2010-02-22

Here’s the basic setup for Kobe Abe’s The Woman in the Dunes: A teacher by profession and entomologist by passion plans a brief getaway from the daily routine to collect insects in a sandy region of Japan near the ocean. Only, after missing the bus home, he finds himself taken care of through the initial hospitality of a small outlying village, but only later to discover that he’s been placed at the bottom of an enormous sandpit, where awaits a 30 year old woman, a rotting hut and the necessary task of shoveling sand every night to avoid their burial from the constantly shifting and collapsing walls of the pit.
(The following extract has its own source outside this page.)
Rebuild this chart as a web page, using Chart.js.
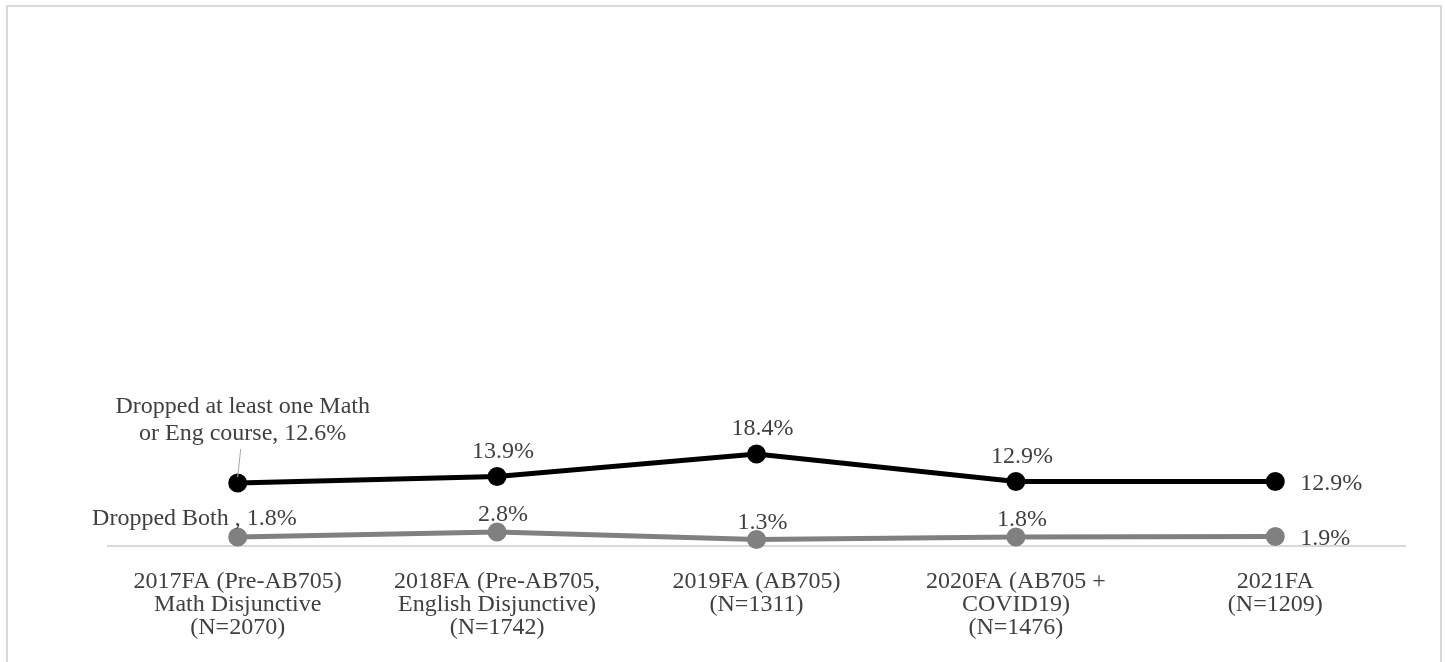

An unrealistic story but perfect for a philosophical allegory, one not unlike the Sisyphus myth. And in some respects, the less said the better because the joy in reading The Woman in the Dunes is the play in perspectives and concepts that work in and out of the text. An overall quality that’s permeable rather than definitive, so contradictory premises our quite at home in a person’s reading, which is what makes them all the more challenging. Who’s more ‘free’, the woman who accepts her fate or the man who never gives up on the dream of escaping? Is this a story that criticizes or is in support of domestic cohabitation? Does sexuality liberate individuals from their social contexts or does it only bind them? The questions and possibilities are meant to be expansive rather than reductive, whether it be with broader philosophical notions or examining the social structures that we, more often than not, willingly submit to as we live our lives.

How the book is written is worth noting as well. Initially, the events are largely factual and make this unrealistic tale believable. Abe works the narrative forward by giving step by step accounts as to the physical details of the story as well as the internal emotions of the trapped man as he begins to realize the situation he’s in and desparately wanting to get out of. In contrast though, as the book moves along, the writing falls into more abstract paragraphs that rely upon associative connections rather than the logical progression that is largely relied upon at the beginning of the book. And this is what works to open the book up for its myriad implications and repeated readings. Endless possibilities.